Em 2020, a partir do novo fluxo de atendimento, foram requeridas 59 medidas, praticamente o dobro da soma do triênio anterior. Em 2021, o número saltou para 102 solicitações. “Neste ano, até 8 de março — Dia Internacional da Mulher, que precisamos rememorar sempre, bem como a necessidade de uma sociedade mais justa e igualitária —, 26 medidas protetivas já foram requeridas. Se fizermos uma projeção, considerando que estamos em meados do terceiro mês do ano, há tendência de ultrapassar as 100 medidas protetivas. Isso retrata a evolução do tratamento dessas ocorrências e o grande salto da média, de 10 por ano, para esse patamar.

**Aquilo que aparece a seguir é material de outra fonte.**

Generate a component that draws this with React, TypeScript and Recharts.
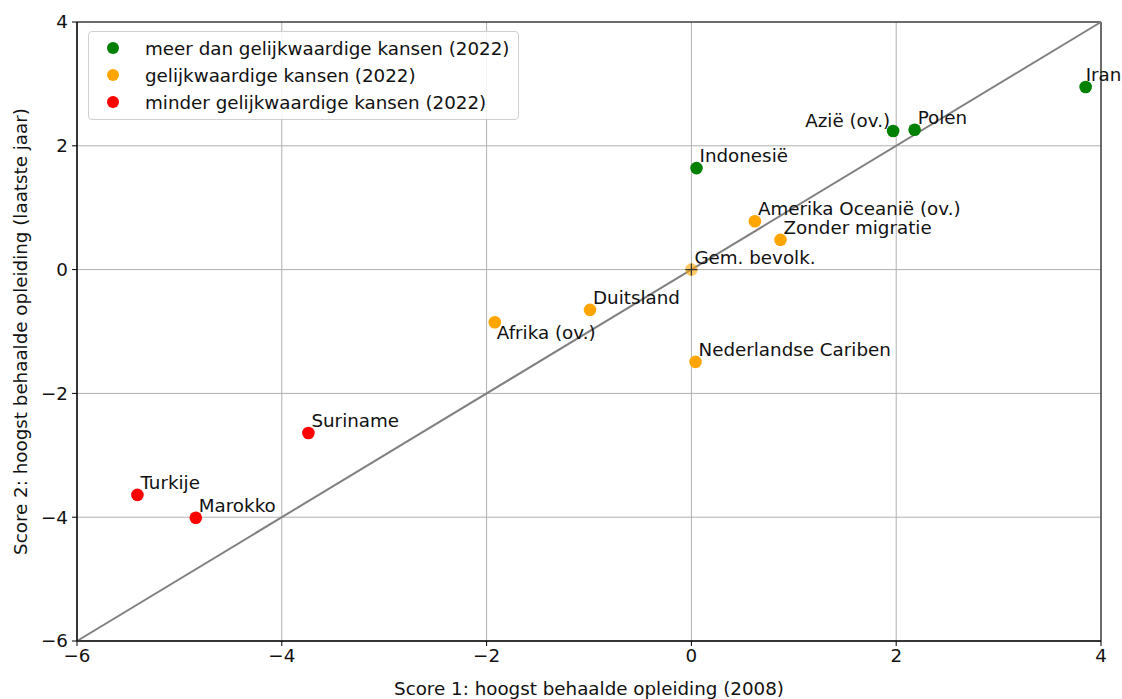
import React from 'react';
import {
  ScatterChart,
  Scatter,
  XAxis,
  YAxis,
  CartesianGrid,
  ReferenceLine,
  ReferenceArea,
  Label,
} from 'recharts';

// ---- data ----
const meerNames = ['Iran', 'Azië (ov.)', 'Polen', 'Indonesië'];
const meerX = [3.85, 1.97, 2.18, 0.05];
const meerY = [2.95, 2.24, 2.26, 1.64];

const gelijkNames = ['Amerika Oceanië (ov.)', 'Zonder migratie', 'Duitsland', 'Afrika (ov.)', 'Nederlandse Cariben'];
const gelijkX = [0.62, 0.87, -0.99, -1.92, 0.04];
const gelijkY = [0.78, 0.48, -0.65, -0.85, -1.49];

const minderNames = ['Suriname', 'Turkije', 'Marokko'];
const minderX = [-3.74, -5.41, -4.84];
const minderY = [-2.64, -3.64, -4.01];

const gemNames = ['Gem. bevolk.'];
const gemX = [0];
const gemY = [0];

const axisTicks = [-6, -4, -2, 0, 2, 4];
const diagonalEnds = [-6, 4];

const legendLabels = [
  'meer dan gelijkwaardige kansen (2022)',
  'gelijkwaardige kansen (2022)',
  'minder gelijkwaardige kansen (2022)',
];

// ---- styling ----
const FONT = '"DejaVu Sans", sans-serif';
const FS = 18.3;
const COLORS = ['#008000', '#FFA500', '#FF0000'];
const labelPlacement: Record<string, 'left' | 'below' | 'right' | 'tight'> = {
  'Azië (ov.)': 'left',
  'Afrika (ov.)': 'below',
  Iran: 'tight',
};

const build = (names: string[], xs: number[], ys: number[]) =>
  names.map((name, i) => ({ name, x: xs[i], y: ys[i] }));

const meerData = build(meerNames, meerX, meerY);
const gelijkData = build(gelijkNames, gelijkX, gelijkY);
const minderData = build(minderNames, minderX, minderY);
const gemData = build(gemNames, gemX, gemY);

const fmt = (v: number) => (v < 0 ? '\u2212' + Math.abs(v) : String(v));

const makeShape = (color: string, plus = false) => (props: any) => {
  const { cx, cy, payload } = props;
  if (cx == null || cy == null) return null;
  const place = labelPlacement[payload.name] || 'right';
  let tx = cx + 3;
  let ty = cy - 6;
  let anchor: 'start' | 'end' = 'start';
  if (place === 'left') {
    tx = cx - 3;
    ty = cy - 4;
    anchor = 'end';
  } else if (place === 'below') {
    tx = cx + 2;
    ty = cy + 17;
  } else if (place === 'tight') {
    tx = cx;
  }
  return (
    <g>
      <circle cx={cx} cy={cy} r={6.3} fill={color} fillOpacity={plus ? 0.6 : 1} />
      {plus && (
        <g stroke="#333" strokeWidth={1.2}>
          <line x1={cx - 6} y1={cy} x2={cx + 6} y2={cy} />
          <line x1={cx} y1={cy - 6} x2={cx} y2={cy + 6} />
        </g>
      )}
      <text x={tx} y={ty} textAnchor={anchor} fontSize={FS} fontFamily={FONT} fill="#111">
        {payload.name}
      </text>
    </g>
  );
};

const LegendBox = () => (
  <div
    style={{
      position: 'absolute',
      left: 88,
      top: 31,
      width: 431,
      height: 89,
      boxSizing: 'border-box',
      border: '1px solid #d0d0d0',
      borderRadius: 4,
      background: 'rgba(255,255,255,0.85)',
      fontFamily: FONT,
      fontSize: FS,
      color: '#111',
    }}
  >
    {legendLabels.map((lab, i) => (
      <div
        key={lab}
        style={{
          position: 'absolute',
          left: 0,
          top: 16 + 27 * i - 13,
          height: 26,
          display: 'flex',
          alignItems: 'center',
          whiteSpace: 'nowrap',
        }}
      >
        <span
          style={{
            display: 'inline-block',
            width: 12,
            height: 12,
            borderRadius: 6,
            background: COLORS[i],
            marginLeft: 18,
            marginRight: 26,
          }}
        />
        <span>{lab}</span>
      </div>
    ))}
  </div>
);

export default function App() {
  return (
    <div style={{ position: 'absolute', left: 0, top: 0, width: 1122, height: 699, background: '#fff' }}>
      <ScatterChart width={1122} height={699} margin={{ top: 22, right: 21, bottom: 0, left: 0 }}>
        <CartesianGrid stroke="#b0b0b0" strokeWidth={1} />
        <XAxis
          type="number"
          dataKey="x"
          domain={[-6, 4]}
          ticks={axisTicks}
          tickFormatter={fmt}
          height={58}
          tickSize={5}
          tickMargin={3}
          axisLine={{ stroke: '#000' }}
          tickLine={{ stroke: '#000' }}
          tick={{ fill: '#111', fontSize: FS, fontFamily: FONT }}
        >
          <Label
            content={(p: any) => {
              const vb = p.viewBox;
              return (
                <text
                  x={vb.x + vb.width / 2}
                  y={vb.y + 54}
                  textAnchor="middle"
                  fontSize={FS}
                  fontFamily={FONT}
                  fill="#111"
                >
                  Score 1: hoogst behaalde opleiding (2008)
                </text>
              );
            }}
          />
        </XAxis>
        <YAxis
          type="number"
          dataKey="y"
          domain={[-6, 4]}
          ticks={axisTicks}
          tickFormatter={fmt}
          width={77}
          tickSize={5}
          tickMargin={4}
          axisLine={{ stroke: '#000' }}
          tickLine={{ stroke: '#000' }}
          tick={{ fill: '#111', fontSize: FS, fontFamily: FONT }}
        >
          <Label
            content={(p: any) => {
              const vb = p.viewBox;
              const cx = 20;
              const cy = vb.y + vb.height / 2;
              return (
                <text
                  x={cx}
                  y={cy}
                  textAnchor="middle"
                  dominantBaseline="central"
                  transform={`rotate(-90 ${cx} ${cy})`}
                  fontSize={FS}
                  fontFamily={FONT}
                  fill="#111"
                >
                  Score 2: hoogst behaalde opleiding (laatste jaar)
                </text>
              );
            }}
          />
        </YAxis>
        <ReferenceArea x1={-6} x2={4} y1={-6} y2={4} fill="none" stroke="#000" strokeWidth={1} />
        <Scatter name={legendLabels[0]} data={meerData} fill={COLORS[0]} shape={makeShape(COLORS[0])} isAnimationActive={false} />
        <Scatter name={legendLabels[1]} data={gelijkData} fill={COLORS[1]} shape={makeShape(COLORS[1])} isAnimationActive={false} />
        <Scatter name={legendLabels[2]} data={minderData} fill={COLORS[2]} shape={makeShape(COLORS[2])} isAnimationActive={false} />
        <Scatter name="gem" data={gemData} fill={COLORS[1]} shape={makeShape(COLORS[1], true)} isAnimationActive={false} />
        <ReferenceLine
          segment={[
            { x: diagonalEnds[0], y: diagonalEnds[0] },
            { x: diagonalEnds[1], y: diagonalEnds[1] },
          ]}
          stroke="#808080"
          strokeWidth={2}
        />
      </ScatterChart>
      <LegendBox />
    </div>
  );
}
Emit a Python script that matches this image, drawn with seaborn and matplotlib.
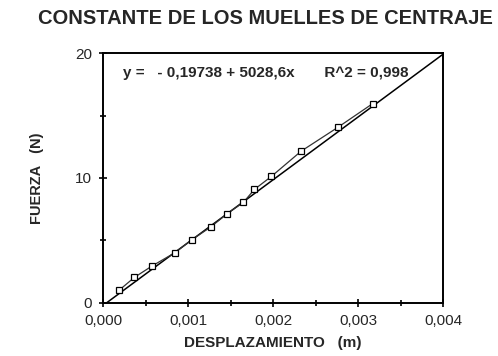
"""Constante de los muelles de centraje: fuerza frente a desplazamiento."""
import matplotlib
matplotlib.use("Agg")
import matplotlib.pyplot as plt
import matplotlib.ticker as mticker
import pandas as pd
import seaborn as sns

desplazamiento = [0.000192, 0.000369, 0.000576, 0.000847, 0.00104, 0.00127,
                  0.00146, 0.00165, 0.00178, 0.00198, 0.00233, 0.00276, 0.00317]
fuerza = [1.04, 2.05, 2.96, 4.03, 5.04, 6.10, 7.15, 8.05, 9.09, 10.13,
          12.15, 14.05, 15.95]
ajuste_a = -0.19738
ajuste_b = 5028.6
ajuste_x = [0.0000393, 0.004]

sns.set_theme(style="ticks")
plt.rcParams["font.family"] = ["Liberation Sans", "DejaVu Sans"]

df = pd.DataFrame({"x": desplazamiento, "F": fuerza})
fit = pd.DataFrame({"x": ajuste_x})
fit["F"] = ajuste_a + ajuste_b * fit["x"]

fig = plt.figure(figsize=(4.98, 3.56), dpi=100)
ax = fig.add_axes([0.207, 0.149, 0.683, 0.702])

sns.lineplot(data=fit, x="x", y="F", color="black", linewidth=1.1, ax=ax)
sns.lineplot(data=df, x="x", y="F", color="#333333", linewidth=0.9,
             marker="s", markersize=5, markerfacecolor="white",
             markeredgecolor="black", markeredgewidth=0.9, ax=ax)

ax.set_xlim(0, 0.004)
ax.set_ylim(0, 20)
ax.xaxis.set_major_locator(mticker.MultipleLocator(0.001))
ax.xaxis.set_minor_locator(mticker.MultipleLocator(0.0005))
ax.yaxis.set_major_locator(mticker.MultipleLocator(10))
ax.yaxis.set_minor_locator(mticker.MultipleLocator(5))
ax.xaxis.set_major_formatter(mticker.FuncFormatter(lambda v, p: f"{v:.3f}".replace(".", ",")))
ax.yaxis.set_major_formatter(mticker.FuncFormatter(lambda v, p: f"{v:.0f}"))
ax.tick_params(which="both", direction="inout", color="black", width=1.2)
ax.tick_params(which="major", length=6, labelsize=11, pad=5)
ax.tick_params(which="minor", length=4)
for s in ax.spines.values():
    s.set_color("black")
    s.set_linewidth(1.4)

ax.set_xlabel("DESPLAZAMIENTO   (m)", fontsize=11, fontweight="bold", labelpad=6)
ax.set_ylabel("FUERZA   (N)", fontsize=10.5, fontweight="bold", labelpad=22)
ax.text(0.000235, 18.4, "y =   - 0,19738 + 5028,6x       R^2 = 0,998",
        fontsize=11, fontweight="bold", va="center", ha="left")

fig.text(0.534, 0.948, "CONSTANTE DE LOS MUELLES DE CENTRAJE",
         fontsize=14.5, fontweight="bold", ha="center", va="center")

fig.savefig("out.png", dpi=100)
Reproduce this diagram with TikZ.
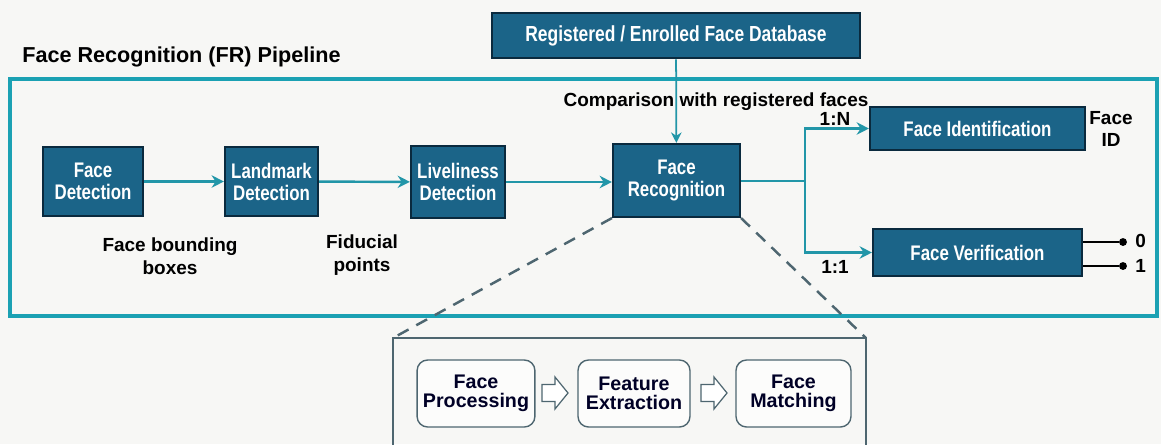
\documentclass[tikz,border=0pt]{standalone}
\usepackage{fontspec}
\setmainfont{Liberation Sans}
\newfontfamily\narrowbf[FakeStretch=0.8]{Liberation Sans Bold}
\usetikzlibrary{arrows.meta,calc}
\definecolor{boxfill}{HTML}{1B6488}
\definecolor{boxline}{HTML}{0A2A3E}
\definecolor{teal}{HTML}{1BA1B3}
\definecolor{flow}{HTML}{2296A8}
\definecolor{dashgray}{HTML}{4E6670}
\definecolor{bg}{HTML}{F7F7F5}
\tikzset{
  stage/.style={draw=boxline, line width=1.2pt, fill=boxfill, text=white,
    font=\narrowbf\fontsize{12}{12.5}\selectfont, align=center, inner sep=2pt},
  flowline/.style={draw=flow, line width=1.4pt},
  flowarrow/.style={flowline, -{Stealth[length=7pt,width=7pt]}},
  sublabel/.style={font=\bfseries\fontsize{10.8}{13}\selectfont, align=center, text=black},
  substep/.style={draw=dashgray, line width=0.8pt, rounded corners=6pt, fill=white!60!bg,
    minimum width=2.28cm, minimum height=1.34cm, align=center,
    font=\fontsize{11.2}{11}\selectfont\bfseries, text=black!85!blue},
  hollowarrow/.style={draw=dashgray, fill=white, line width=0.7pt, line join=miter},
  outdot/.style={circle, fill=black, inner sep=0pt, minimum size=4.5pt},
}
\begin{document}
\begin{tikzpicture}[x=0.02cm, y=-0.02cm]
  \useasboundingbox (0,0) rectangle (1161,444);
  \fill[bg] (0,0) rectangle (1161,444);

  % title and pipeline frame
  \node[anchor=base west, inner sep=0pt, font=\bfseries\fontsize{12.3}{14}\selectfont] (title) at (22,62) {Face Recognition (FR) Pipeline};
  \draw[teal, line width=2.4pt] (10,79) rectangle (1157,316);

  % enrolled database
  \node[stage, minimum width=7.36cm, minimum height=0.9cm, line width=1.6pt,
        font=\narrowbf\fontsize{12.4}{13}\selectfont] (db) at (676,35.5)
       {Registered / Enrolled Face Database};

  % pipeline stages
  \node[stage, minimum width=2cm, minimum height=1.38cm] (fd) at (93,181.5) {Face\\Detection};
  \node[stage, minimum width=1.86cm, minimum height=1.38cm] (lm) at (271.5,181.5) {Landmark\\Detection};
  \node[stage, minimum width=1.88cm, minimum height=1.44cm] (lv) at (458,182) {Liveliness\\Detection};
  \node[stage, minimum width=2.54cm, minimum height=1.46cm] (fr) at (676.5,180.5) {Face\\Recognition};
  \node[stage, minimum width=4.3cm, minimum height=0.86cm] (fid) at (977.5,128.5) {Face Identification};
  \node[stage, minimum width=4.18cm, minimum height=0.94cm] (fv) at (977.5,252.5) {Face Verification};

  % connectors
  \draw[flowarrow] (fd) -- (lm);
  \draw[flowarrow] (lm) -- (lv);
  \draw[flowarrow] (lv.east) -- (fr.west |- lv.east);
  \draw[flowline, line width=1pt, -{Stealth[length=6pt,width=6pt]}] (db) -- (fr);
  \coordinate (split) at (805,181);
  \draw[flowline] (fr.east |- split) -- (split);
  \draw[flowarrow] (split) |- (fid.west);
  \draw[flowarrow] (split) |- (fv.west);

  % labels
  \node[sublabel, anchor=base] (cmp) at (716,106) {Comparison with registered faces};
  \node[sublabel, anchor=base] (n1) at (835,125) {1:N};
  \node[sublabel, anchor=base] (one1) at (835,273) {1:1};
  \node[sublabel, font=\bfseries\fontsize{10.8}{12.5}\selectfont] (fidout) at (1111,129) {Face\\ID};
  \node[sublabel, font=\bfseries\fontsize{10.8}{13}\selectfont] (bbox) at (170,256) {Face bounding\\boxes};
  \node[sublabel, font=\bfseries\fontsize{10.8}{13}\selectfont] (fid2) at (362,255) {Fiducial\\points};

  % verification outputs
  \node[outdot] (o0) at (1123,242) {};
  \node[outdot] (o1) at (1123,266) {};
  \draw[line width=1.4pt] (fv.east |- o0) -- (o0);
  \draw[line width=1.4pt] (fv.east |- o1) -- (o1);
  \node[sublabel, anchor=west, inner sep=0pt] (l0) at (1135,241) {0};
  \node[sublabel, anchor=west, inner sep=0pt] (l1) at (1135,266) {1};

  % recognition detail
  \coordinate (dl) at (393,338);
  \coordinate (dr) at (866,338);
  \draw[dashgray, line width=1.4pt, dash pattern=on 7pt off 5pt] (fr.south west) -- (dl);
  \draw[dashgray, line width=1.4pt, dash pattern=on 7pt off 5pt] (fr.south east) -- (dr);
  \draw[dashgray, line width=1.4pt] (393,460) -- (dl) -- (dr) -- (866,460);

  \node[substep] (fp) at (476,393.5) {Face\\Processing};
  \node[substep, minimum width=2.24cm] (fe) at (634,393.5) {Feature\\Extraction};
  \node[substep, minimum width=2.3cm] (fm) at (793.5,393.5) {Face\\Matching};

  % hollow block arrows between the steps
  \coordinate (a1) at (542,393);
  \coordinate (a2) at (701,393);
  \foreach \a in {a1,a2}
    \draw[hollowarrow] ($(\a)+(0,-8.5)$) -- ++(13,0) -- ++(0,-7.5) -- ++(13,16)
      -- ++(-13,16) -- ++(0,-7.5) -- ++(-13,0) -- cycle;
\end{tikzpicture}
\end{document}
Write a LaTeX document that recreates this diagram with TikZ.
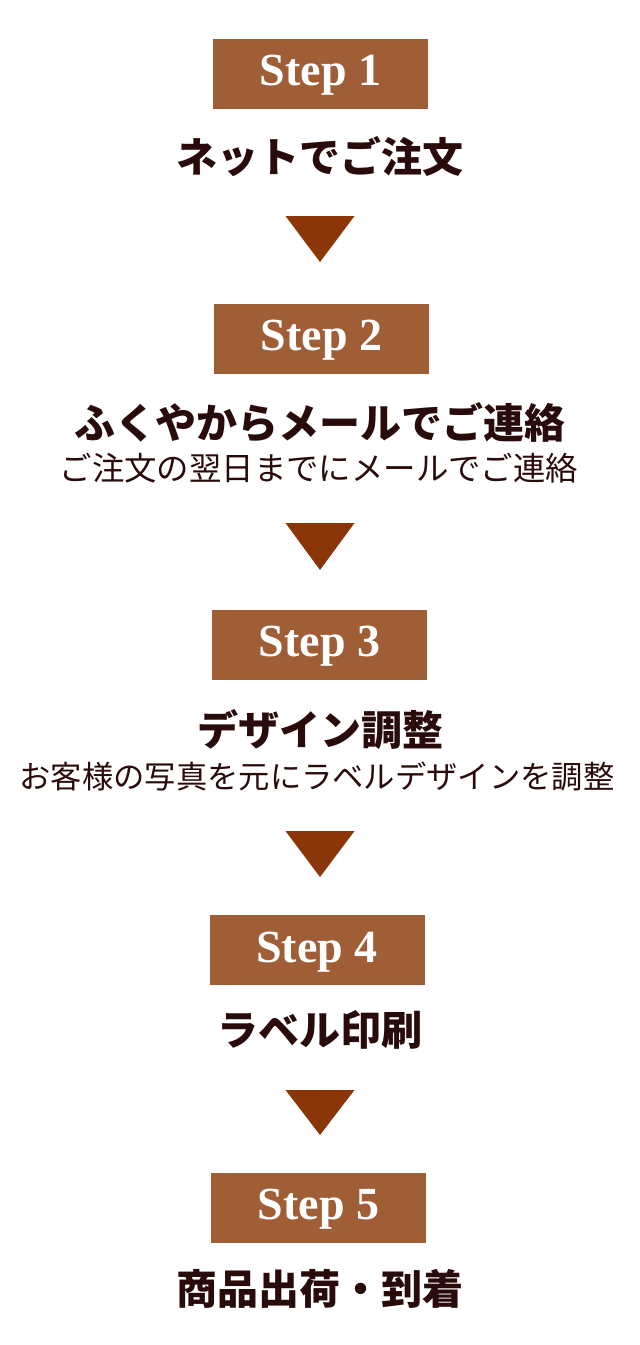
\documentclass[tikz,border=0pt]{standalone}
\usepackage{fontspec}
\setmainfont{Liberation Serif}
\newfontfamily\jpfont{Noto Sans CJK JP}
\definecolor{stepbrown}{HTML}{A05E37}
\definecolor{arrowbrown}{HTML}{8A3606}
\definecolor{textdark}{HTML}{2A0B0B}
\begin{document}
\begin{tikzpicture}[x=1pt, y=-1pt,
        stepbox/.style={fill=stepbrown, text=white, minimum width=215pt, minimum height=70pt,
          inner sep=0pt, text height=24pt, text depth=0pt,
          font=\fontsize{46}{46}\selectfont\bfseries},
        titlelbl/.style={text=textdark, inner sep=0pt, font=\jpfont\fontsize{41}{41}\selectfont\bfseries},
        sublbl/.style={text=textdark, inner sep=0pt, font=\jpfont\fontsize{32.4}{32}\selectfont},
        downtri/.style={fill=arrowbrown}
      ]
      \useasboundingbox (0,0) rectangle (640,1345);
      % step boxes with their titles
      \foreach \n/\x/\y/\ty/\ttl in {%
        1/320.5/73.5/157/ネットでご注文,
        2/321.5/338.5/423/ふくやからメールでご連絡,
        3/319.5/644.5/730/デザイン調整,
        4/317/950/1030/ラベル印刷,
        5/318.5/1207.5/1289/商品出荷・到着%
      }{
        \node[stepbox] (box\n) at (\x,\y) {Step \n};
        \node[titlelbl] (title\n) at (320,\ty) {\ttl};
      }
      \node[sublbl] (sub2) at (319,468) {ご注文の翌日までにメールでご連絡};
      \node[sublbl, font=\jpfont\fontsize{31.3}{31}\selectfont] (sub3) at (317,777)
        {お客様の写真を元にラベルデザインを調整};
      % arrows between the steps
      \foreach \t/\b in {216/262, 523/570, 831/877, 1090/1135} {
        \fill[downtri] (285.5,\t) -- (354.5,\t) -- (320,\b) -- cycle;
      }
    \end{tikzpicture}
\end{document}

É mais uma comprovação da importância da atuação em rede, da Polícia Militar, com os órgãos de assistência social e de saúde, que recebem os casos na ponta, passando pela Polícia Civil ativa e receptiva, por um Poder Judiciário que apresenta uma resposta imediata, pela atuação do Ministério Público e o acompanhamento da vítima. Isso tudo gera uma confiança maior das mulheres no sistema. Elas passam a acessá-lo mais e de forma mais incisiva”, conclui.

Conheça a Comsiv. (Diretoria Executiva de Comunicação – Dircom/ Tribunal de Justiça de Minas Gerais – TJMG)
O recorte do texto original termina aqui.